Артем Роганов: Я слышал, что в этом романе главная героиня — девочка-подросток, которую как раз не берут на Ковчег…

Анне Провост: Да, она не относится к народу Ноя. Она происходит из другого племени и даже цветом кожи чуть темнее остальных героев. То есть в романе возникает также проблема эксклюзии, проблема стандартов, которым мы следуем, прежде чем позволить себе кому-то сочувствовать.

Артем Роганов: Звучит как масштабное художественное исследование, причём достаточно глубокое и для взрослого читателя. Ваши книги часто посвящены темам, которые многие традиционно считают исключительно взрослыми. А что вы думаете о разнице между литературой для подростков и для взрослых, в чём она заключается?
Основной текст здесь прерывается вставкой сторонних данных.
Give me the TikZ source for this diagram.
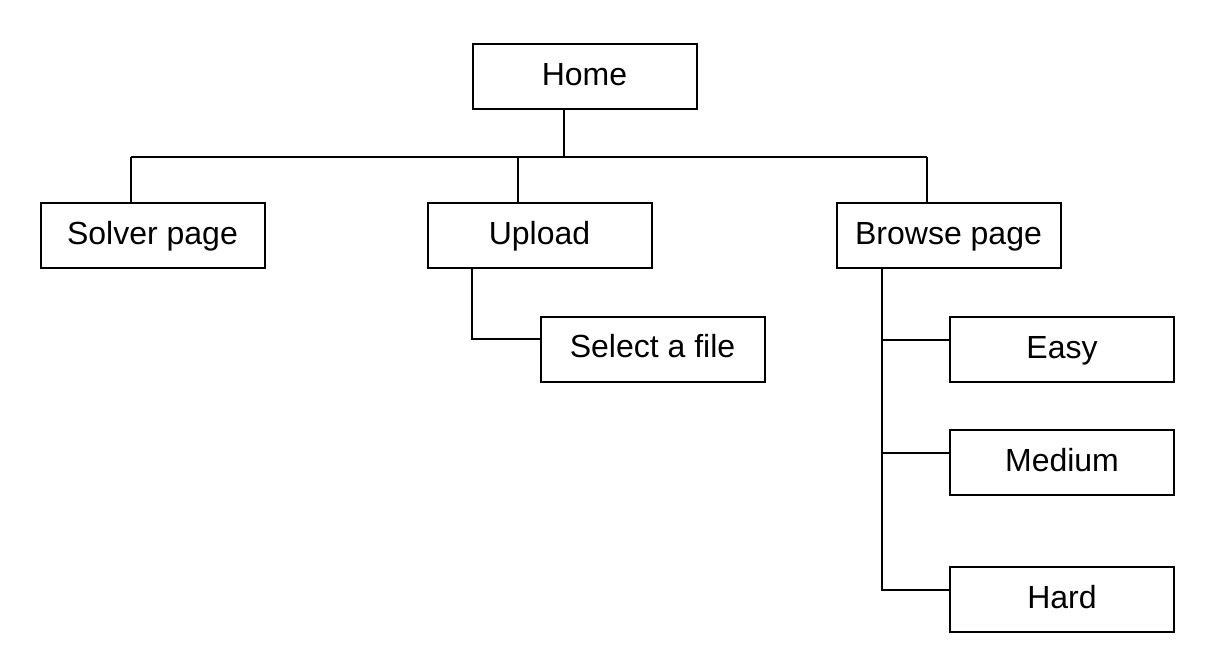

Анне Провост: В случае именно с книгами для подростков разница, как правило, только в маркетинговой стратегии. На мой взгляд, разделение литературы на взрослую и подростковую в идеальном мире существовать не должно. Само собой, есть детские книги для дошкольного и младшего школьного возраста — они действительно отличаются. Совсем юные читатели ещё не до конца владеют грамматикой и вокабуляром. Но уже ближе к старшим классам всё меняется. Если родители считают, что их детям могут навредить романы, мне кажется, они очень переоценивают силу романов (смеётся). Большие тексты не приходят в голову легко, не застревают в сознании так просто, как картинки. Вот фильмы, например, другой вопрос. Чтение устроено иначе, оно представляет собой озвучивание текста про себя, фактически воспринимается аудиально и похоже на диалог. Поэтому книги провоцируют нас думать о том, что написано, задавать вопросы к происходящему в истории.

Артем Роганов: А если в книге, например, описываются вещи, на которые в кино ставят маркировку 18+?

Анне Провост: Смотря каким образом они описываются. Приведу в пример собственный дебютный роман «Моя тётя — чёрный дельфин». Он о девочке, которая пережила сексуальное насилие в семье. Отлично помню, как многие считали, что знать о подобном нужно только тем подросткам, кто сам сталкивался с сексуальным насилием в той или иной форме, а большинство должно оставаться в неведении. И я переживала, хотя в тексте нет жестоких сцен или натуралистических описаний. По сюжету две девочки встречают китов, которые выбросились на берег. Одна девочка рассуждает о китах, метафорически рассказывая на их примере о себе нечто ужасное настолько, что она боится выразить это напрямую. Среди первых читателей романа случайно оказался одиннадцатилетний соседский мальчик. Он пришёл к моим родителям и попросил разрешения взять какую-нибудь книгу. Когда он принёс книгу назад, моя мама увидела, что это за роман, и очень удивилась. Она спросила мальчика, понял ли он историю. А он ответил: «О да, я понял историю очень хорошо, она о китах, которые выбрасываются на берег, и две девочки спасали китов». То есть, для него подтекст, довольно очевидный для нас, остался незамеченным. И я думаю, этот механизм защиты от неясной и, возможно, шокирующей информации мы недооцениваем. При том, что страх за детей возраста того мальчика я могу понять, но не за подростков старше. Они уже и так всё знают из интернета. В общем, не беспокойтесь за книги — беспокойтесь за интернет, беспокойтесь за то, что происходит в классе. Там есть опасности гораздо серьёзней.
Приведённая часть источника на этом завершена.